One central theme in machine learning is function estimation from sparse and noisy data. An example is supervised learning where the elements of the training set are couples, each containing an input location and an output response. In the last decades, a substantial amount of work has been devoted to design estimators for the unknown function and to study their convergence to the optimal predictor, also characterizing the learning rate. These results typically rely on stationary assumptions where input locations are drawn from a probability distribution that does not change in time.
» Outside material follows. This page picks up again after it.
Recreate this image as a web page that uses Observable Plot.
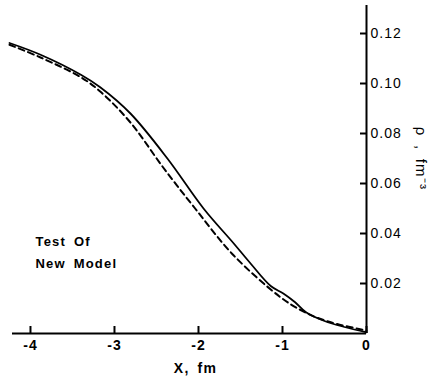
<!DOCTYPE html>
<html>
<head>
<meta charset="utf-8">
<script src="https://cdn.jsdelivr.net/npm/d3@7"></script>
<script src="https://cdn.jsdelivr.net/npm/@observablehq/plot@0.6"></script>
<style>
  html, body { margin: 0; padding: 0; background: #fff; }
  svg { font-family: "Liberation Sans", Arial, sans-serif; }
  g[aria-label="text"] text { letter-spacing: 1.2px; word-spacing: 3px; }
  g[aria-label="x-axis tick label"] text, g[aria-label="y-axis tick label"] text { letter-spacing: 1px; }
</style>
</head>
<body>
<div id="chart"></div>
<script>
// Solid curve
const solidX = [-4.25, -3.88, -3.40, -3.17, -2.81, -2.37, -1.94, -1.58, -1.38, -1.14, -0.99, -0.85, -0.72, -0.50, -0.25, 0];
const solidY = [0.1162, 0.1115, 0.1035, 0.0985, 0.0880, 0.0700, 0.0500, 0.0360, 0.0280, 0.0190, 0.0160, 0.0125, 0.0085, 0.0050, 0.0025, 0.0005];
// Dashed curve
const dashX = [-4.25, -3.88, -3.40, -3.17, -2.81, -2.42, -2.04, -1.58, -1.02, -0.79, -0.58, -0.35, 0];
const dashY = [0.1155, 0.1104, 0.1025, 0.0968, 0.0844, 0.0664, 0.0500, 0.0312, 0.0144, 0.0095, 0.0062, 0.0038, 0.0012];
// Ticks
const xTicks = [-4, -3, -2, -1, 0];
const yTicks = [0.02, 0.04, 0.06, 0.08, 0.10, 0.12];
const xLabel = "X, fm";
const yLabel = "\u03C1 , fm\u207B\u00B3";
const noteLines = ["Test Of", "New Model"];
const noteY = [0.0368, 0.0280];

const solid = solidX.map((x, i) => ({x, y: solidY[i]}));
const dashed = dashX.map((x, i) => ({x, y: dashY[i]}));
const notes = noteLines.map((t, i) => ({t, x: -3.94, y: noteY[i]}));

const chart = Plot.plot({
  width: 437,
  height: 381,
  marginLeft: 12,
  marginRight: 71,
  marginTop: 5,
  marginBottom: 48,
  style: {fontFamily: "Liberation Sans, Arial, sans-serif", color: "#000", background: "#fff"},
  x: {domain: [-4.214, 0]},
  y: {domain: [0, 0.1312]},
  marks: [
    Plot.ruleY([0], {stroke: "#000", strokeWidth: 2}),
    Plot.ruleX([0], {stroke: "#000", strokeWidth: 2}),
    Plot.ruleX(xTicks, {y1: 0, y2: 0.0028, stroke: "#000", strokeWidth: 2}),
    Plot.ruleY(yTicks, {x1: -0.0714, x2: 0, stroke: "#000", strokeWidth: 2}),
    Plot.axisX({ticks: xTicks, tickSize: 0, tickPadding: 7, fontSize: 14, fontWeight: "bold", label: null,
      tickFormat: d => d === 0 ? "0" : "-" + Math.abs(d)}),
    Plot.axisY({anchor: "right", ticks: yTicks, tickSize: 0, tickPadding: 4, fontSize: 14, label: null,
      tickFormat: d3.format(".2f")}),
    Plot.line(dashed, {x: "x", y: "y", curve: "catmull-rom", stroke: "#000", strokeWidth: 2, strokeDasharray: "6,4"}),
    Plot.line(solid, {x: "x", y: "y", curve: "catmull-rom", stroke: "#000", strokeWidth: 1.8}),
    Plot.text(notes, {x: "x", y: "y", text: "t", textAnchor: "start", fontSize: 13, fontWeight: "bold", fill: "#000"}),
    Plot.text([xLabel], {x: -2.036, frameAnchor: "bottom", dy: 39, fontSize: 14, fontWeight: "bold", fill: "#000"}),
    Plot.text([yLabel], {x: 0.643, y: 0.07, rotate: 90, fontSize: 15, fill: "#000"})
  ]
});
document.getElementById("chart").appendChild(chart);
</script>
</body>
</html>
In this work, we consider kernel-based ridge regression and derive convergence conditions under non stationary distributions, addressing also cases where stochastic adaption may happen infinitely often. This includes the important exploration-exploitation problems where e.g. a set of agents/robots has to monitor an environment to reconstruct a sensorial field and their movements rules are continuously updated on the basis of the acquired knowledge on the field and/or the surrounding environment.

翻译：机器学习中的一个核心主题是从稀疏且含噪声的数据中进行函数估计。例如在监督学习中，训练集元素由输入位置与输出响应构成的配对组成。过去数十年间，大量研究致力于设计未知函数的估计量，并研究其收敛到最优预测器的特性，同时刻画学习速率。这些结果通常基于平稳性假设，即输入位置服从一个不随时间变化的概率分布。本文考虑基于核的岭回归方法，推导非平稳分布下的收敛条件，并处理随机适应可能无限发生的情形。这包括重要的探索-利用问题，例如一组智能体/机器人需要监测环境以重构传感场，其移动规则根据对场域及/或周边环境的认知不断更新。